_TASK DESCRIPTION:_ Reproduce exactly the run of lines from the one containing "Give me the Chart.js source for this chart." through the one containing "function toPoints(xs, ys)". Pictures do not belong in the copy.
++++ DATA EXTRACT ++++
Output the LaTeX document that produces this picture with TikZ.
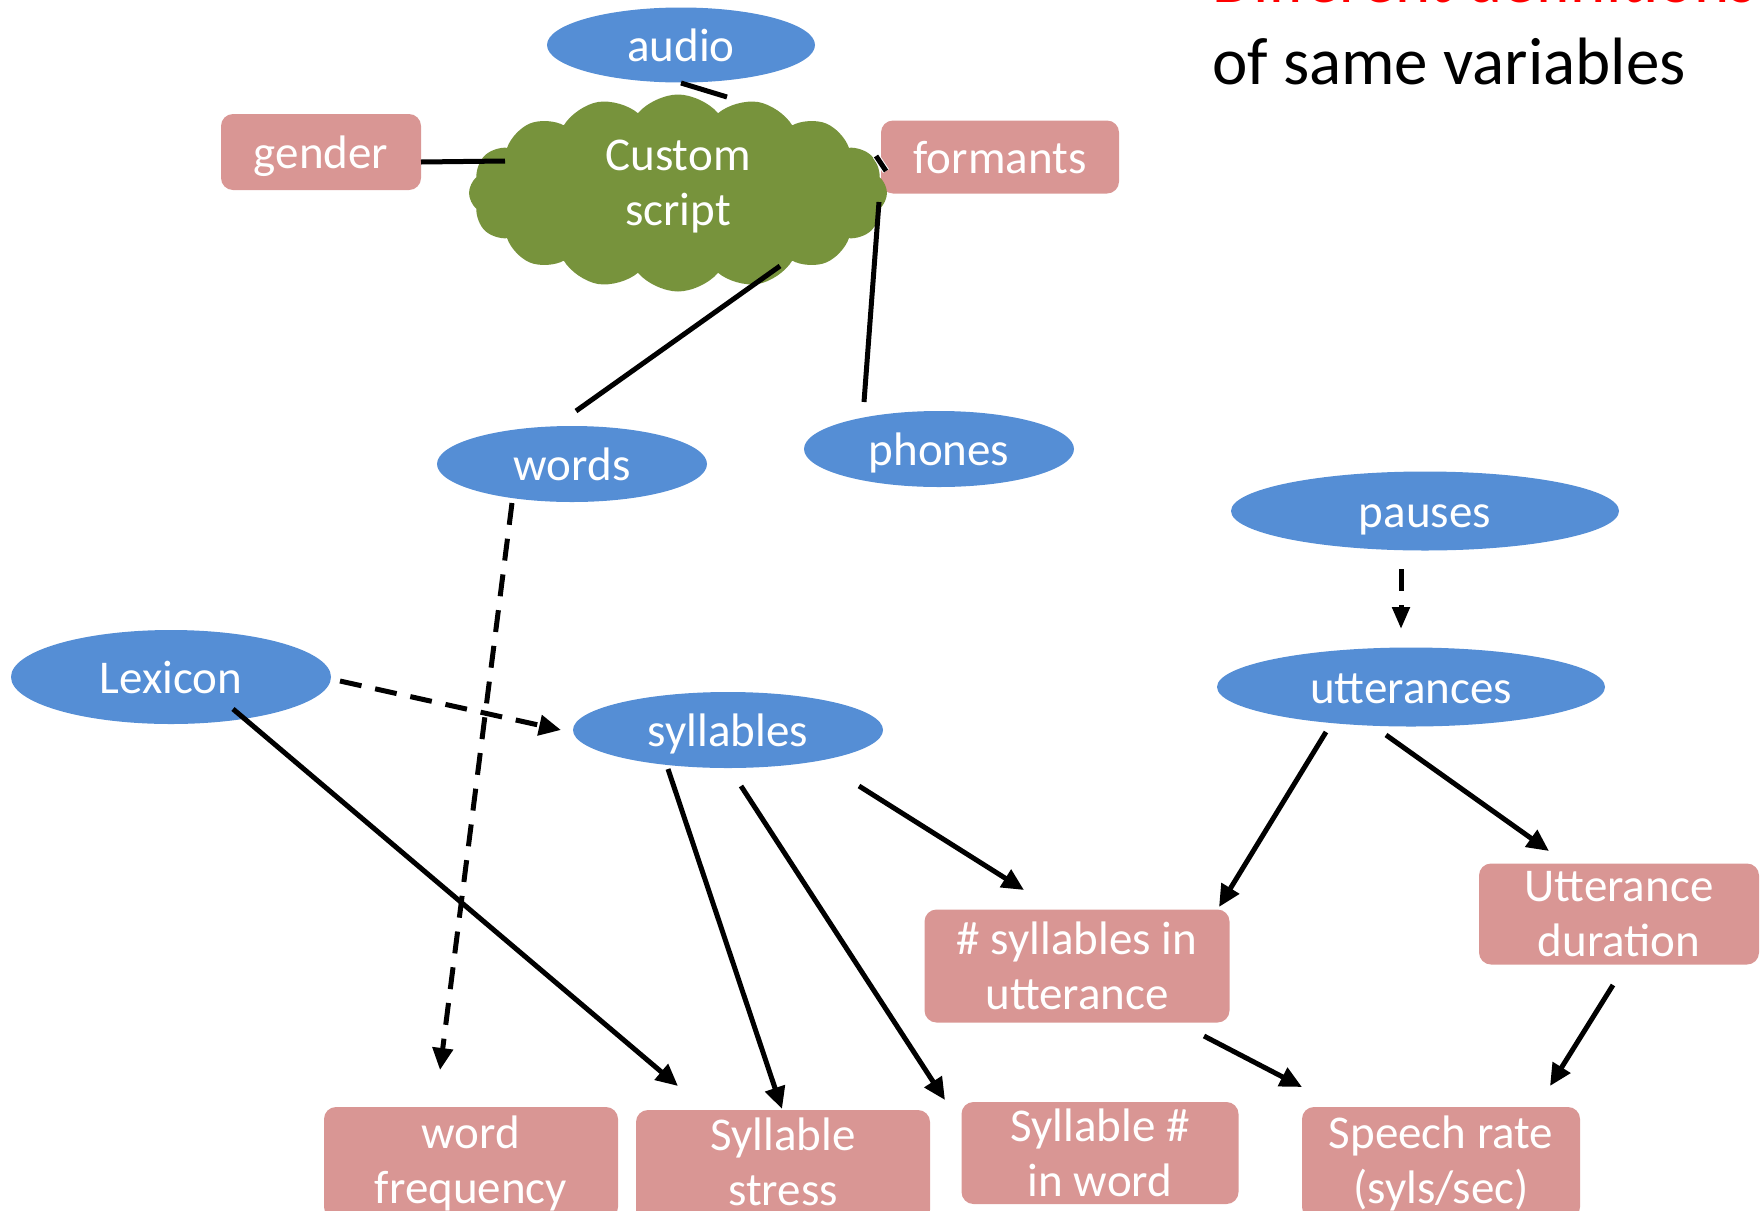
++++
++++ DATA EXTRACT ++++
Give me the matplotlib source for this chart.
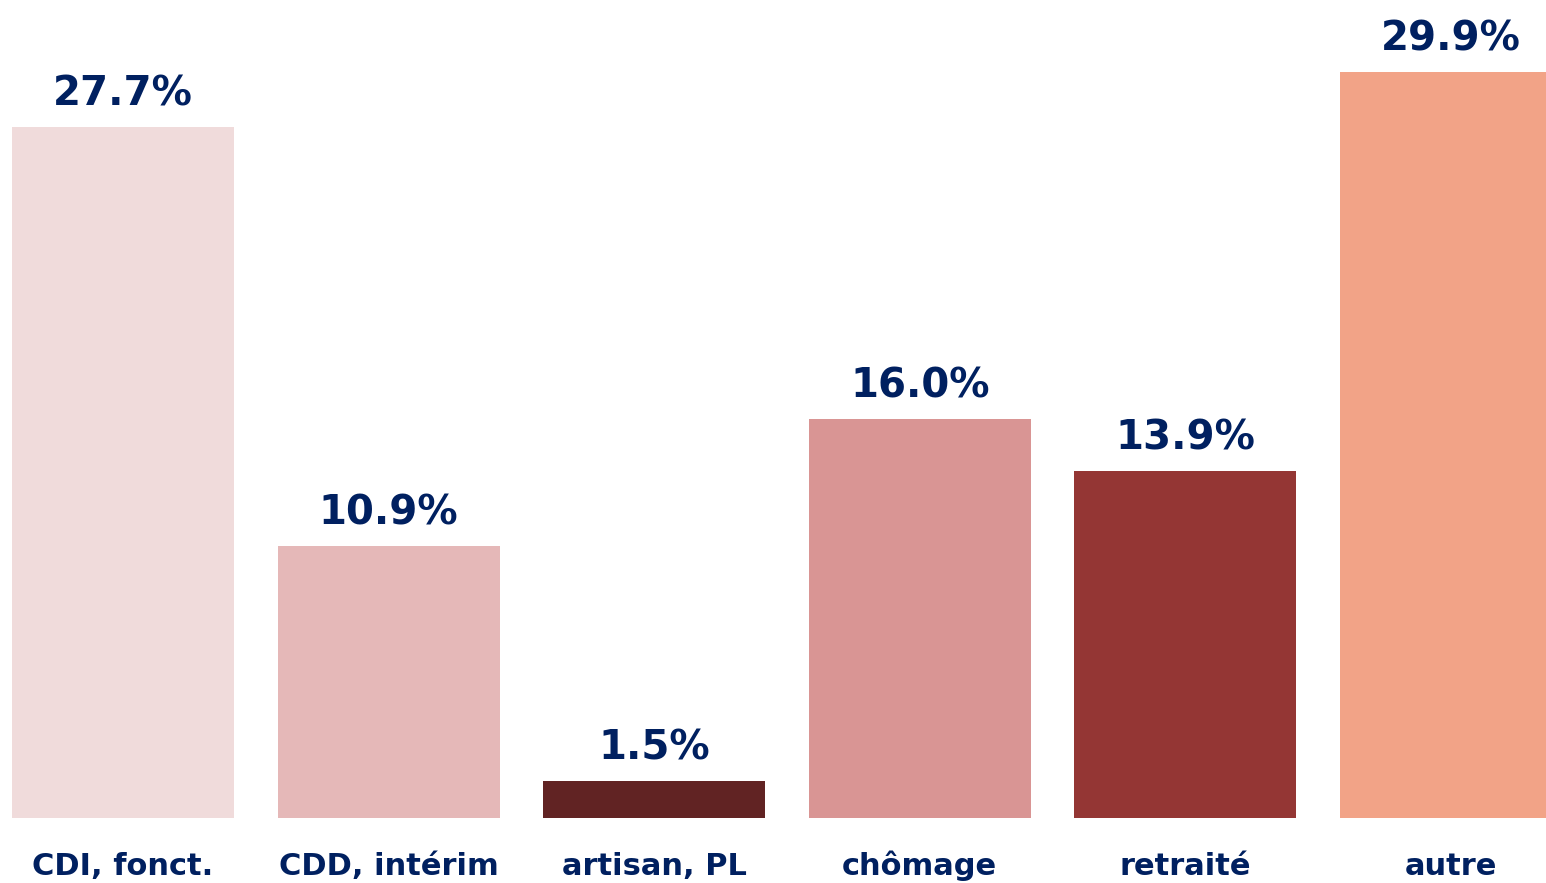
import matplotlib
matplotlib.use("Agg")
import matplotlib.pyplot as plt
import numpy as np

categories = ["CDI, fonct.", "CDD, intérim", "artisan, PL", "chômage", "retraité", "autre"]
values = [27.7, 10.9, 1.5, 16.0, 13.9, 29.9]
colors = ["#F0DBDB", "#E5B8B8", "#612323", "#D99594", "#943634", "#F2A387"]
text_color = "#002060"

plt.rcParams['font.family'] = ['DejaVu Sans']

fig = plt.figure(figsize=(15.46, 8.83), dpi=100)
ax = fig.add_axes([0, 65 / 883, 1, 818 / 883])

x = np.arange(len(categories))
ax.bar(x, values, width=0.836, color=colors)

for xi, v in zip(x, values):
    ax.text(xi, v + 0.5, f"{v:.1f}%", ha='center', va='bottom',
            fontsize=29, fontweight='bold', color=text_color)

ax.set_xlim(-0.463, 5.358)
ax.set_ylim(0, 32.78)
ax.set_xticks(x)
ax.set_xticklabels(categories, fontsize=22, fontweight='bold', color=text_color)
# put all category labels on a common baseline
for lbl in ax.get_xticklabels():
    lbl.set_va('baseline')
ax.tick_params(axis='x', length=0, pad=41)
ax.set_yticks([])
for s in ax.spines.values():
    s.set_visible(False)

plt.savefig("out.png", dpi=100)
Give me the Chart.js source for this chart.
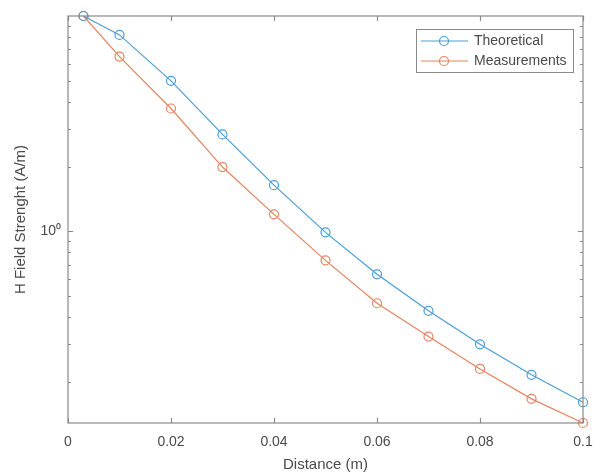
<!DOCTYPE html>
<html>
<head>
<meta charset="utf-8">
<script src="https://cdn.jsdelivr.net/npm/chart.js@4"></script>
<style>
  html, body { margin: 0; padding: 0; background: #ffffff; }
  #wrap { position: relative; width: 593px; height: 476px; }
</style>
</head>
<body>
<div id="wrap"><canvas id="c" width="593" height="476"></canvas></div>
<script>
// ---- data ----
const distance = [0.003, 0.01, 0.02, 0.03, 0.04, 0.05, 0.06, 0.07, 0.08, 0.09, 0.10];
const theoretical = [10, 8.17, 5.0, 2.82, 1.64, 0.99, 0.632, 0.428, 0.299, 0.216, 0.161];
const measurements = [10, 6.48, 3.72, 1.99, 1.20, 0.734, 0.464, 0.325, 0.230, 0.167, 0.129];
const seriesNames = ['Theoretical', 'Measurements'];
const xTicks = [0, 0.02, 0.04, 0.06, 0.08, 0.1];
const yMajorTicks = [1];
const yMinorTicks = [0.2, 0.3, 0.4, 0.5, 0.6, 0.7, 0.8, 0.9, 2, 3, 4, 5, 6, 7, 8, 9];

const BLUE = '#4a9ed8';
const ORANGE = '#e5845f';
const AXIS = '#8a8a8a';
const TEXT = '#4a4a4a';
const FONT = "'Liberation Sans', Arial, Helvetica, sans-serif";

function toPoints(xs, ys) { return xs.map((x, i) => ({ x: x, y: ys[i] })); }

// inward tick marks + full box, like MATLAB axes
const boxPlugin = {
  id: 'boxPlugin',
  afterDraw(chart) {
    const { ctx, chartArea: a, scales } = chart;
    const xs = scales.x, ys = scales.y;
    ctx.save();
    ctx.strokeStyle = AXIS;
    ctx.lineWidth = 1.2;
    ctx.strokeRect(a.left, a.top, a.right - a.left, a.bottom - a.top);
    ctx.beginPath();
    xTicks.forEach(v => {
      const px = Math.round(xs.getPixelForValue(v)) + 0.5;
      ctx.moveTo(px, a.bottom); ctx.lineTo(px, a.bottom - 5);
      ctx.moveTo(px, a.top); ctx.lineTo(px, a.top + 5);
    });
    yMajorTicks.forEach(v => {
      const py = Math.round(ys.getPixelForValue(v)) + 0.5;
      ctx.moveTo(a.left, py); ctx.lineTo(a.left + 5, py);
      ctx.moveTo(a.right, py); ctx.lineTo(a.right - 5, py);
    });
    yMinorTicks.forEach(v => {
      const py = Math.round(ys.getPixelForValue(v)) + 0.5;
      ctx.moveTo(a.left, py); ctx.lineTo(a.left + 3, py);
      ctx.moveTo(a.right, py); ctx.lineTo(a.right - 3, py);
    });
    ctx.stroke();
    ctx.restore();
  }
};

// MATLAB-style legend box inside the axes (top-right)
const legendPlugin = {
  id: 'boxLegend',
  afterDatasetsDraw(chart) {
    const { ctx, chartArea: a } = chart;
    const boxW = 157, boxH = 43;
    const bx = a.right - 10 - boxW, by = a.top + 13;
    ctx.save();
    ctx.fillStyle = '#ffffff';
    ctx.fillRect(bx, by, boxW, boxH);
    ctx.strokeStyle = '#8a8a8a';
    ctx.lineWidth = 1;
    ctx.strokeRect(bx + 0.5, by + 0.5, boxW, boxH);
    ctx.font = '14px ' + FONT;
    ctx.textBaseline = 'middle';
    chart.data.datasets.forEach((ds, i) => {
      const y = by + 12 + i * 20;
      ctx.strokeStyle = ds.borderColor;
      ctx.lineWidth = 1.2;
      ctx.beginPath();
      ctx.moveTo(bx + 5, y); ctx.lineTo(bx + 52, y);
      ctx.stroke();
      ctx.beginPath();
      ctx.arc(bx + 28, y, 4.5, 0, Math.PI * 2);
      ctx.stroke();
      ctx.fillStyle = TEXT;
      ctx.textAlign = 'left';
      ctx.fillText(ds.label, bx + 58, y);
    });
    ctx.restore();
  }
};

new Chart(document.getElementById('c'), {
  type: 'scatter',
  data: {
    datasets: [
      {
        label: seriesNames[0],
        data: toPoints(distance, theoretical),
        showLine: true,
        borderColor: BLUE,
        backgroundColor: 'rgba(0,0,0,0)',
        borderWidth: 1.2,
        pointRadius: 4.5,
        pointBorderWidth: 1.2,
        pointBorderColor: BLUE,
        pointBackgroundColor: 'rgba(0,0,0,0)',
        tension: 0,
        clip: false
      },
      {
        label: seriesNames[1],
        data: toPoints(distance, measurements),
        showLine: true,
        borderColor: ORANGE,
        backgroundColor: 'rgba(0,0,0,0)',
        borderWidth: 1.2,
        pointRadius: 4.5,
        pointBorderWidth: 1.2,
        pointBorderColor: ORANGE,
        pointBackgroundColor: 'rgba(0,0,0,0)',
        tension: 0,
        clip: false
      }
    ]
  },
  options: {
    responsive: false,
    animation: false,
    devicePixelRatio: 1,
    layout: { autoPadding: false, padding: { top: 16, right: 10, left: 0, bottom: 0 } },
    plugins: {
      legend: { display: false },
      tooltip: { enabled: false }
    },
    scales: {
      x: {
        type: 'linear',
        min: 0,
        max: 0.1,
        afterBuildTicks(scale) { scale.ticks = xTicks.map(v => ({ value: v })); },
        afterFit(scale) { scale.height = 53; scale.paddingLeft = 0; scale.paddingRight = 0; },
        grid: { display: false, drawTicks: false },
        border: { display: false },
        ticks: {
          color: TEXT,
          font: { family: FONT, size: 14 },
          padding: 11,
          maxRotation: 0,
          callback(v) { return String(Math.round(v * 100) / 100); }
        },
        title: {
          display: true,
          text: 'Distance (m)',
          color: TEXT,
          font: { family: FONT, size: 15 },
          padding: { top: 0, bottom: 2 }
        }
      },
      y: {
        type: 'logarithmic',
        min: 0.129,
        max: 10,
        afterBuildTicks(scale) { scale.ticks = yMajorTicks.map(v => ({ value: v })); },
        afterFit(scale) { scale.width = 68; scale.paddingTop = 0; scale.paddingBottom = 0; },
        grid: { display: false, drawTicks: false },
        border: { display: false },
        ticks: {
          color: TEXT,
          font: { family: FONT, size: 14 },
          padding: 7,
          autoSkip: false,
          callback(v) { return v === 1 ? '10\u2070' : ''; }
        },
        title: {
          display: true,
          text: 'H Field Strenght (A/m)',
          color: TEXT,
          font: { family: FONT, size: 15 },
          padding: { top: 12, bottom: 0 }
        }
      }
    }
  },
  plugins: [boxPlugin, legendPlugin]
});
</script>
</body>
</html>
++++
++++ DATA EXTRACT ++++
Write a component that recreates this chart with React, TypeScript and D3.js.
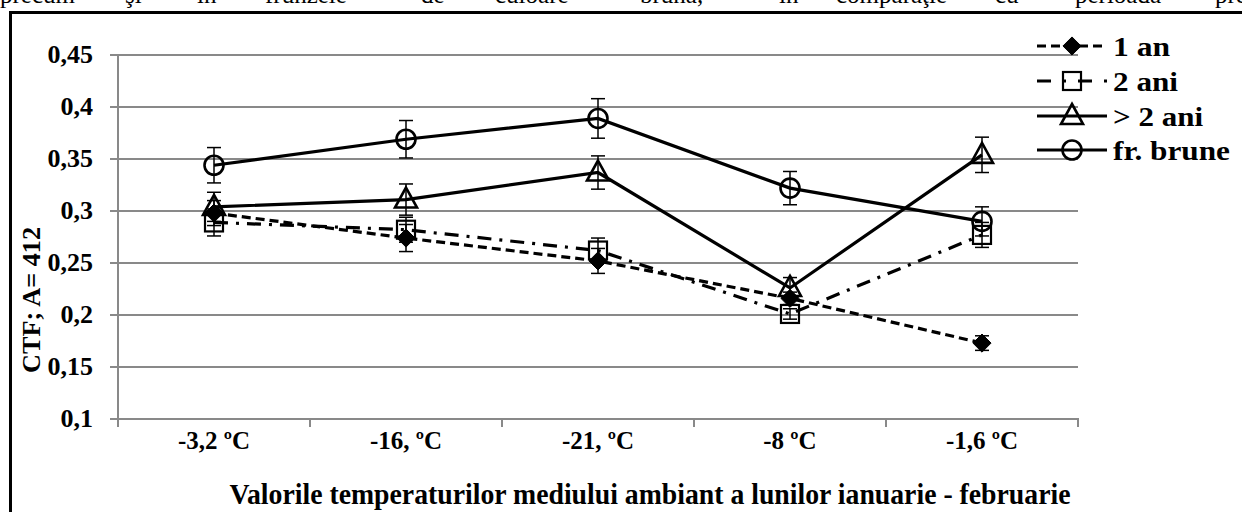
++++
_RESPONSE TO THE TASK:_
Give me the Chart.js source for this chart.
<!DOCTYPE html>
<html>
<head>
<meta charset="utf-8">
<script src="https://cdn.jsdelivr.net/npm/chart.js@4"></script>
<style>
  html, body { margin: 0; padding: 0; background: #ffffff; }
  #wrap { position: relative; width: 593px; height: 476px; }
</style>
</head>
<body>
<div id="wrap"><canvas id="c" width="593" height="476"></canvas></div>
<script>
// ---- data ----
const distance = [0.003, 0.01, 0.02, 0.03, 0.04, 0.05, 0.06, 0.07, 0.08, 0.09, 0.10];
const theoretical = [10, 8.17, 5.0, 2.82, 1.64, 0.99, 0.632, 0.428, 0.299, 0.216, 0.161];
const measurements = [10, 6.48, 3.72, 1.99, 1.20, 0.734, 0.464, 0.325, 0.230, 0.167, 0.129];
const seriesNames = ['Theoretical', 'Measurements'];
const xTicks = [0, 0.02, 0.04, 0.06, 0.08, 0.1];
const yMajorTicks = [1];
const yMinorTicks = [0.2, 0.3, 0.4, 0.5, 0.6, 0.7, 0.8, 0.9, 2, 3, 4, 5, 6, 7, 8, 9];

const BLUE = '#4a9ed8';
const ORANGE = '#e5845f';
const AXIS = '#8a8a8a';
const TEXT = '#4a4a4a';
const FONT = "'Liberation Sans', Arial, Helvetica, sans-serif";

function toPoints(xs, ys) { return xs.map((x, i) => ({ x: x, y: ys[i] })); }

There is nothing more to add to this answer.